# Tax on uk income



## Max786 (Nov 18, 2011)

Does anyone have any up to date information on my question.

I would like to know if tax will be payable on my income I earn in the UK from property rental. No retirement pension is involved. 

I will be paying tax on this in the UK before transferring it to Turkey as my main income to live on. I have been getting conflicting information. 

Surely if I pay in the UK I should not have to pay again.?

Is there any paperwork I should complete to avoid paying 2 times?

Thanks in advance.


----------



## AlexDhabi (Aug 23, 2012)

I don't really understand why you think you would ever end up paying tax twice in the UK.
So long as you can prove you are a non-UK resident you can apply under the non-resident landlord scheme by completing form NRL1 (PDF 71K).
If your application is successful this allows you to receive the rent from your letting agent without them deducting income tax. Kindly note that it doesn't actually stop you from being liable to pay tax as such, but you will have to complete a tax return and depending on your income vs. expenses you may not have to pay any (or not much) tax. For example, I have 3 modest properties in the UK that are rented out and I have to pay approximately 600 GBP per year in tax. I think you will find this link useful.
HM Revenue & Customs: The Non-resident Landlord Scheme


----------



## Max786 (Nov 18, 2011)

Thank you for your reply.

With all due respect I did not say I would be paying tax twice in the UK. 
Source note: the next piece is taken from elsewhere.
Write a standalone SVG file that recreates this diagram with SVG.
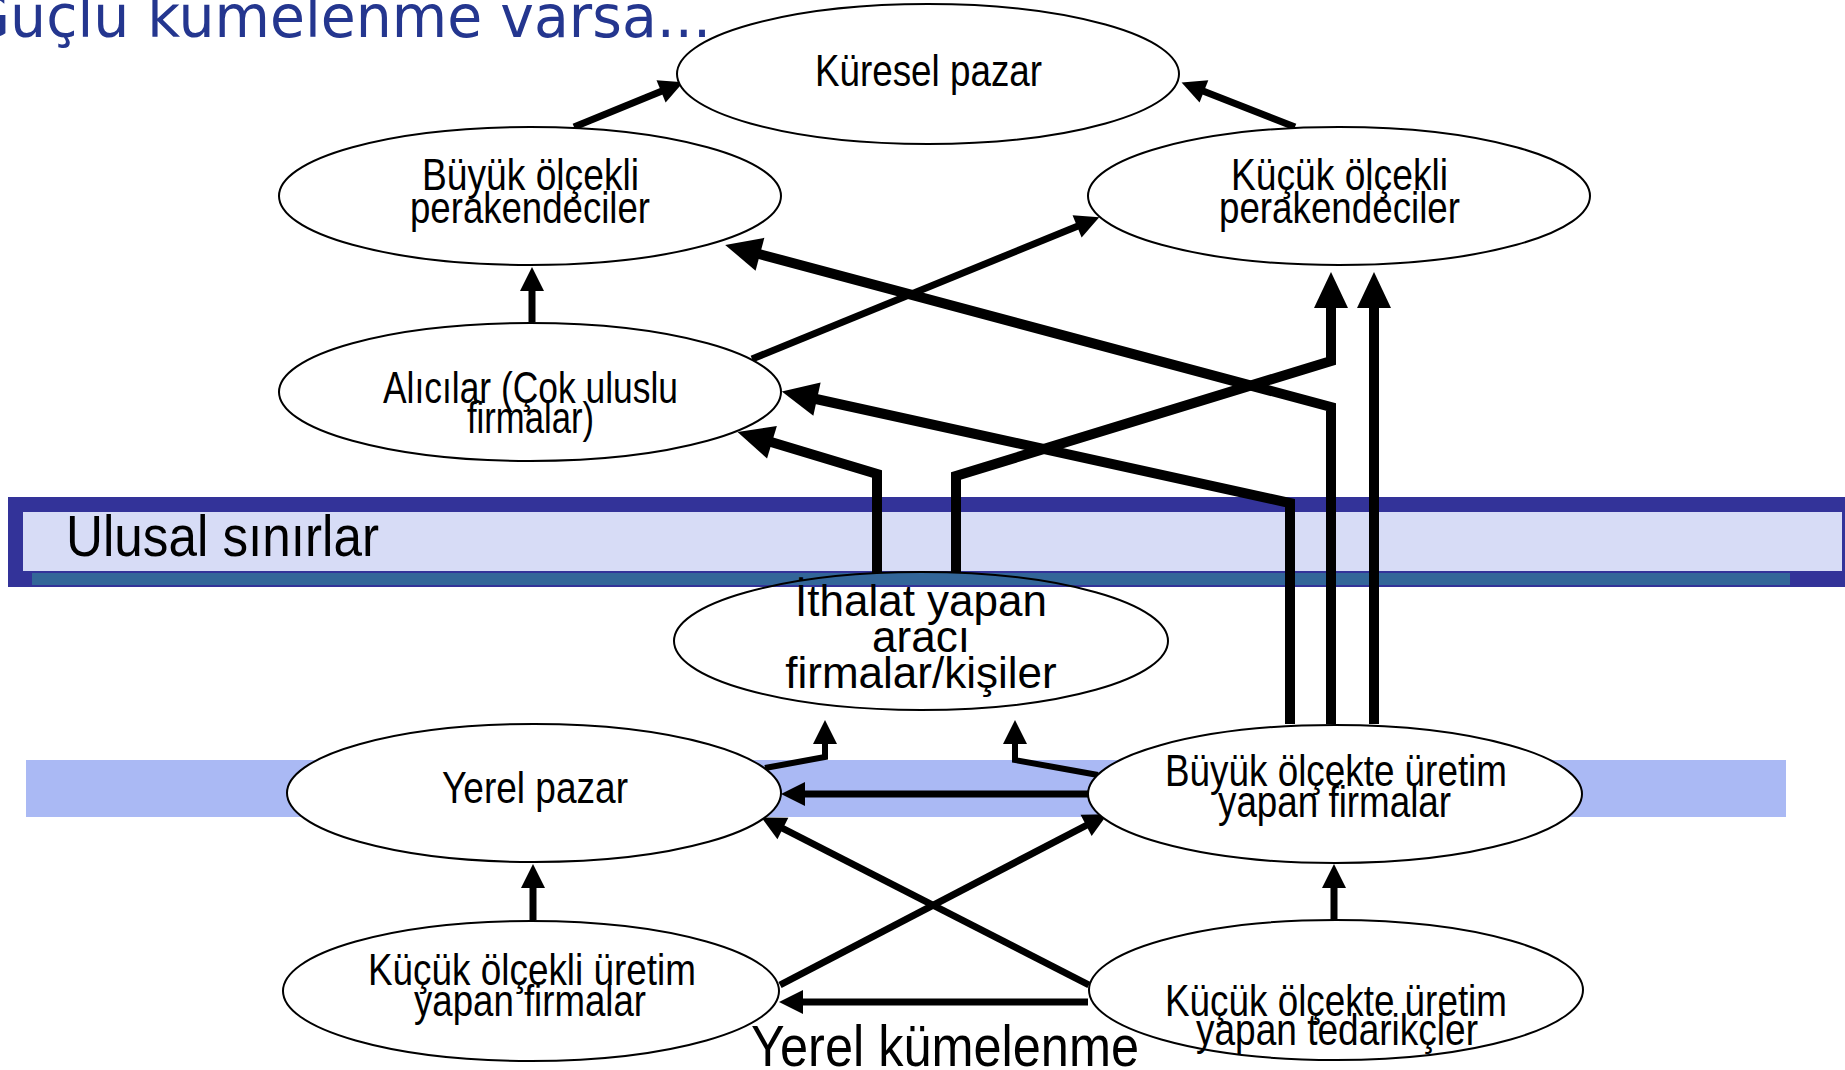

All your advice on this matter has already been implemented in the UK and application granted. 

My question is:-

If I have paid tax on my income in the UK will I have to pay again IN TURKEY when the monies are transferred to Turkey?

Any further advice on this would be appreciated.


----------



## belgarath (Jul 15, 2011)

Turkey is not taxing income received on non Turkish soil. You wont have to pay a penny.


----------



## Max786 (Nov 18, 2011)

belgarath said:


> Turkey is not taxing income received on non Turkish soil. You wont have to pay a penny.


Thanks for the reply. 
It is reassuring to know this.


----------